An innovative Hawke's Bay farmer is exercising his inherited rights over feudal commons land in England to make money out of "green" electricity.
Jeremy Dearden, who lives near Hastings, holds a title, Lord of the Manor of Rochdale, which came with rights over commons land on the wind-blasted moors of Lancashire, about 17km northeast of Manchester and on an ancient route to Yorkshire at the foot of the South Penines ranges.
The Dearden family bought the common land of Rochdale and the Lord of the Manor title from the poet Lord Byron shortly before his death in 1824 at the age of 36.
Mr Dearden said his great grandfather's cousin stripped the estate of anything which could be sold: "He cashed up everything that was saleable, and then, when he died, the title came to my great grandfather."
In 2008, Mr Dearden asked the British government to allow him to "deregister" some of the commons.
He wants to provide land for a big electricity company, Coronation Power, to erect a dozen 125m tall wind turbines on the hilltops.
A public inquiry is under way to determine whether three commons at Crook Hill and one at Inchfield Moor can be de-registered to enable the building of the turbines, the Manchester Evening News reported on its website.
The company plans to build eight turbines at Crook Hill with an option to build another four on Inchfield.
The de-registration application had been made by the Lord of the Manor of Rochdale, Jeremy Dearden, who lives in New Zealand, the newspaper reported. It had been opposed by a number of groups who claimed the turbines could harm the rights of hill farmers.
But Mr Dearden told NZPA said that he had owned "quite a bit" of the commons around Rochdale - about 4000 hectares - since his father died in 1980: "It's been in the family a fair old while ... but it's sat there being pretty idle."

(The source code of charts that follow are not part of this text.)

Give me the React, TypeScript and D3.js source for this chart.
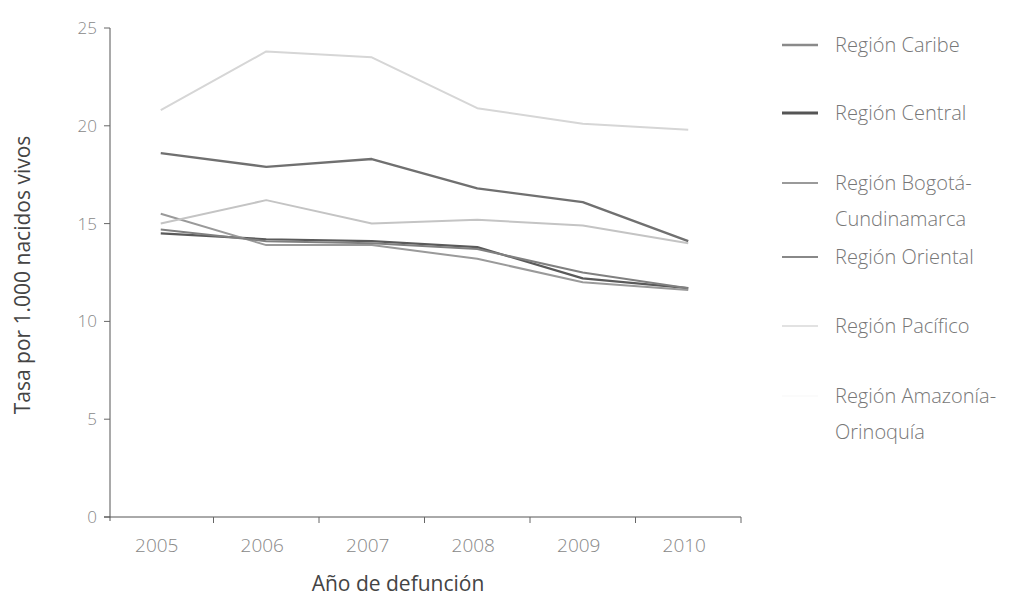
import React from "react";
import * as d3 from "d3";

const years = ["2005", "2006", "2007", "2008", "2009", "2010"];
const yTicks = [0, 5, 10, 15, 20, 25];

const caribe = [18.6, 17.9, 18.3, 16.8, 16.1, 14.1];
const central = [14.5, 14.2, 14.1, 13.8, 12.2, 11.7];
const bogota = [15.5, 13.9, 13.9, 13.2, 12.0, 11.6];
const oriental = [14.7, 14.1, 14.0, 13.7, 12.5, 11.7];
const pacifico = [20.8, 23.8, 23.5, 20.9, 20.1, 19.8];
const amazonia = [15.0, 16.2, 15.0, 15.2, 14.9, 14.0];

const seriesNames = [
  ["Región Caribe"],
  ["Región Central"],
  ["Región Bogotá-", "Cundinamarca"],
  ["Región Oriental"],
  ["Región Pacífico"],
  ["Región Amazonía-", "Orinoquía"],
];

const series = [
  { values: caribe, color: "#707070", width: 2.4, legendColor: "#8a8a8a", legendWidth: 2.6 },
  { values: central, color: "#5a5a5a", width: 2.2, legendColor: "#555", legendWidth: 3 },
  { values: bogota, color: "#9a9a9a", width: 2, legendColor: "#9a9a9a", legendWidth: 2 },
  { values: oriental, color: "#808080", width: 2, legendColor: "#888", legendWidth: 2 },
  { values: pacifico, color: "#d6d6d6", width: 2, legendColor: "#d8d8d8", legendWidth: 1.5 },
  { values: amazonia, color: "#c4c4c4", width: 2, legendColor: "#fafafa", legendWidth: 1.5 },
];

const legendY = [45, 113, 183, 257, 326, 396];

export default function App() {
  const x = d3.scaleBand<string>().domain(years).range([108, 741]);
  const y = d3.scaleLinear().domain([0, 25]).range([517, 28]);
  const line = d3
    .line<number>()
    .x((_, i) => (x(years[i]) as number) + x.bandwidth() / 2)
    .y((d) => y(d));
  const font = "'Open Sans', 'DejaVu Sans', sans-serif";
  const boundaries = years.map((yr) => (x(yr) as number) + x.bandwidth());

  return (
    <svg
      width={1012}
      height={602}
      style={{ position: "absolute", left: 0, top: 0, background: "#fff" }}
      fontFamily={font}
    >
      {/* lines */}
      {series.map((s, i) => (
        <path
          key={i}
          d={line(s.values) || ""}
          fill="none"
          stroke={s.color}
          strokeWidth={s.width}
          strokeLinejoin="round"
        />
      ))}

      {/* y axis */}
      <line x1={110} x2={110} y1={y(25)} y2={y(0) + 4} stroke="#555" strokeWidth={1} />
      {yTicks.map((t) => (
        <g key={t}>
          <line x1={104} x2={110} y1={y(t)} y2={y(t)} stroke="#666" />
          <text x={97} y={y(t)} dy="0.35em" textAnchor="end" fontSize={17} fill="#888" fontWeight={300}>
            {t}
          </text>
        </g>
      ))}

      {/* x axis */}
      <line x1={104} x2={741} y1={y(0)} y2={y(0)} stroke="#555" strokeWidth={1} />
      {boundaries.map((b, i) => (
        <line key={i} x1={b} x2={b} y1={y(0)} y2={y(0) + 6} stroke="#666" />
      ))}
      {years.map((yr) => (
        <text
          key={yr}
          x={(x(yr) as number) + x.bandwidth() / 2 - 4}
          y={545}
          dy="0.35em"
          textAnchor="middle"
          fontSize={19}
          fill="#888"
          fontWeight={300}
        >
          {yr}
        </text>
      ))}

      {/* axis titles */}
      <text
        transform="translate(23,275) rotate(-90)"
        textAnchor="middle"
        dy="0.35em"
        fontSize={21}
        fill="#444"
      >
        Tasa por 1.000 nacidos vivos
      </text>
      <text x={398} y={584} textAnchor="middle" dy="0.35em" fontSize={21} fill="#444">
        Año de defunción
      </text>

      {/* legend */}
      {series.map((s, i) => (
        <g key={i}>
          <line
            x1={782}
            x2={818}
            y1={legendY[i]}
            y2={legendY[i]}
            stroke={s.legendColor}
            strokeWidth={s.legendWidth}
          />
          {seriesNames[i].map((txt, j) => (
            <text
              key={j}
              x={835}
              y={legendY[i] + j * 36}
              dy="0.35em"
              fontSize={20}
              fill="#777"
              fontWeight={300}
            >
              {txt}
            </text>
          ))}
        </g>
      ))}
    </svg>
  );
}
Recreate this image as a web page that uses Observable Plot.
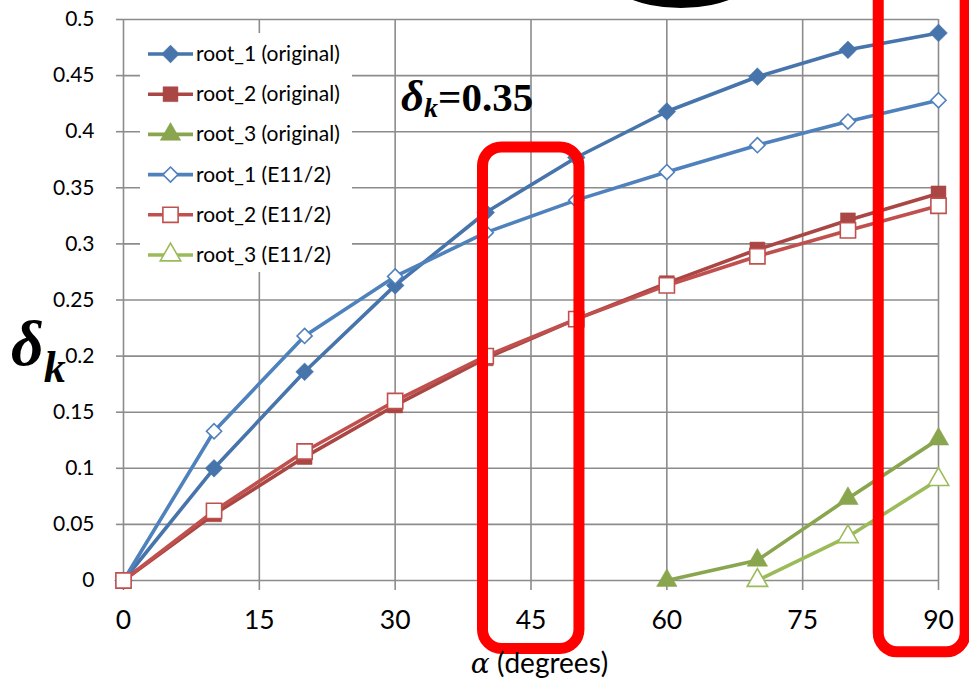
<!DOCTYPE html>
<html><head><meta charset="utf-8">
<script src="https://cdn.jsdelivr.net/npm/d3@7"></script>
<script src="https://cdn.jsdelivr.net/npm/@observablehq/plot@0.6"></script>
<style>
body{margin:0;background:#fff;}
#chart{position:relative;width:969px;height:683px;overflow:hidden;}
svg{overflow:hidden}
</style>
</head><body><div id="chart"></div>
<script>
// ---- data ----
const alpha = [0, 10, 20, 30, 40, 50, 60, 70, 80, 90];
const root1Original = [0, 0.100, 0.186, 0.263, 0.328, 0.377, 0.418, 0.449, 0.473, 0.488];
const root2Original = [0, 0.059, 0.110, 0.156, 0.198, 0.233, 0.265, 0.295, 0.321, 0.345];
const root3Alpha = [60, 70, 80, 90];
const root3Original = [0, 0.018, 0.073, 0.126];
const root1E = [0, 0.133, 0.218, 0.271, 0.310, 0.339, 0.364, 0.388, 0.409, 0.428];
const root2E = [0, 0.062, 0.115, 0.160, 0.200, 0.233, 0.263, 0.289, 0.312, 0.334];
const root3EAlpha = [70, 80, 90];
const root3E = [0, 0.039, 0.090];

const xTicks = [0, 15, 30, 45, 60, 75, 90];
const yTicks = [0, 0.05, 0.1, 0.15, 0.2, 0.25, 0.3, 0.35, 0.4, 0.45, 0.5];
const seriesNames = ["root_1 (original)", "root_2 (original)", "root_3 (original)",
                     "root_1 (E11/2)", "root_2 (E11/2)", "root_3 (E11/2)"];
const annotationText = "0.35";
// annotation boxes (data units)
const boxX1 = [39.7, 83.4];
const boxX2 = [50.35, 93.0];
const boxY1 = [-0.061, -0.064];
const boxY2 = [0.386, 0.56];

// ---- styles ----
const colors = ["#4674AB", "#AA4643", "#89A54E", "#4F81BD", "#C0504D", "#9BBB59"];
const symbols = ["diamond2", "square", "triangle", "diamond2", "square", "triangle"];
const filled = [true, true, true, false, false, false];
const radii = [8, 8.4, 7.6, 6.8, 8.6, 7.6];

const seriesX = [alpha, alpha, root3Alpha, alpha, alpha, root3EAlpha];
const seriesY = [root1Original, root2Original, root3Original, root1E, root2E, root3E];
const series = seriesNames.map((name, i) =>
  seriesX[i].map((a, j) => ({series: name, alpha: a, delta: seriesY[i][j]})));
const boxes = boxX1.map((d, i) => ({x1: d, x2: boxX2[i], y1: boxY1[i], y2: boxY2[i]}));

const grid = "#8c8c8c";
const marks = [
  Plot.gridX(xTicks, {stroke: grid, strokeOpacity: 1, strokeWidth: 1.6}),
  Plot.gridY(yTicks, {stroke: grid, strokeOpacity: 1, strokeWidth: 1.6}),
  Plot.axisY(yTicks, {tickSize: 7, tickPadding: 22, stroke: grid, strokeWidth: 1.6,
    fontSize: 21, fill: "#000", tickFormat: d => String(+d.toFixed(2)), label: null}),
  Plot.axisX(xTicks, {tickSize: 10, tickPadding: 20, stroke: grid, strokeWidth: 1.6,
    fontSize: 26.5, fill: "#000", label: null})
];
series.forEach((data, i) => {
  marks.push(Plot.line(data, {x: "alpha", y: "delta", stroke: colors[i], strokeWidth: 3.6}));
  marks.push(Plot.dot(data, {x: "alpha", y: "delta", symbol: symbols[i], r: radii[i],
    fill: filled[i] ? colors[i] : "white", stroke: colors[i], strokeWidth: filled[i] ? 0.5 : 1.6}));
});
marks.push(Plot.rect(boxes, {x1: "x1", x2: "x2", y1: "y1", y2: "y2", fill: "none",
  stroke: "#ff0000", strokeWidth: 11, rx: 19}));

const chart = Plot.plot({
  width: 969, height: 683,
  marginLeft: 123, marginRight: 31, marginTop: 19, marginBottom: 103,
  style: {fontFamily: "Lato, 'Open Sans', sans-serif", background: "white", overflow: "hidden"},
  x: {domain: [0, 90]},
  y: {domain: [0, 0.5]},
  marks
});
document.getElementById("chart").appendChild(chart);

const svg = d3.select(chart);
const sx = chart.scale("x");

// black ellipse (partially visible at top)
svg.append("ellipse").attr("cx", sx.apply(61.6)).attr("cy", -32).attr("rx", 80).attr("ry", 40).attr("fill", "#000");

// legend
const lg = svg.append("g").attr("text-anchor", "start");
lg.append("rect").attr("x", 140).attr("y", 33).attr("width", 212).attr("height", 239).attr("fill", "white");
const symMap = {diamond2: d3.symbolDiamond2, square: d3.symbolSquare, triangle: d3.symbolTriangle};
seriesNames.forEach((name, i) => {
  const y = 54 + i * 40.2;
  lg.append("line").attr("x1", 148).attr("x2", 193).attr("y1", y).attr("y2", y)
    .attr("stroke", colors[i]).attr("stroke-width", 3.6);
  lg.append("path").attr("transform", `translate(170.5,${y})`)
    .attr("d", d3.symbol(symMap[symbols[i]], Math.PI * radii[i] * radii[i])())
    .attr("fill", filled[i] ? colors[i] : "white").attr("stroke", colors[i])
    .attr("stroke-width", filled[i] ? 0.5 : 1.6);
  lg.append("text").attr("x", 196).attr("y", y + 7).style("font-size", "21px")
    .attr("text-anchor", "start")
    .style("font-family", "Lato, sans-serif").attr("fill", "#000").text(name);
});

// annotation δk = 0.35
const ann = svg.append("text").attr("x", 401).attr("y", 111).attr("text-anchor", "start")
  .style("font-family", "'Liberation Serif', serif").attr("font-weight", "bold").attr("fill", "#000");
ann.append("tspan").attr("font-style", "italic").style("font-size", "45px").text("δ");
ann.append("tspan").attr("font-style", "italic").style("font-size", "28px").attr("dy", 6).text("k");
ann.append("tspan").style("font-size", "41px").attr("dy", -6).text("=" + annotationText);

// y label δk
const yl = svg.append("text").attr("x", 11).attr("y", 365).attr("text-anchor", "start")
  .style("font-family", "'Liberation Serif', serif").attr("font-weight", "bold")
  .attr("font-style", "italic").attr("fill", "#000");
yl.append("tspan").style("font-size", "64px").text("δ");
yl.append("tspan").style("font-size", "44px").attr("dy", 17).text("k");

// x label
const xl = svg.append("text").attr("x", sx.apply(46)).attr("y", 673).attr("text-anchor", "middle")
  .attr("fill", "#000").style("font-size", "28px").style("font-family", "Lato, sans-serif");
xl.append("tspan").style("font-family", "'DejaVu Serif', serif").attr("font-style", "italic").text("α");
xl.append("tspan").text(" (degrees)");
</script>
</body></html>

"I've got the shooting rights, the grazing rights and the quarrying rights -- and you get the odd cellphone tower on there. But being commons, you can't fence it off."
The country was too tough for intensive lamb production and the terrain was similar to the Desert Road across the central North Island.
"A few of the locals run a handful of scraggy sheep up there," he said. "It's high - for England - and cold, so it doesn't grow a lot of grass."
Environmental constraints had stopped him opening a new quarry, because the little hamlets had become quite trendy and nobody wanted trucks rumbling through their streets.
There had also been a "nimby" reaction to the wind turbines, Mr Dearden said.
"The visual pollution aspect of it .. I can appreciate that," he told NZPA. "I have a pretty big view from my place here, and I don't know that I'd like to see a lot of windmills."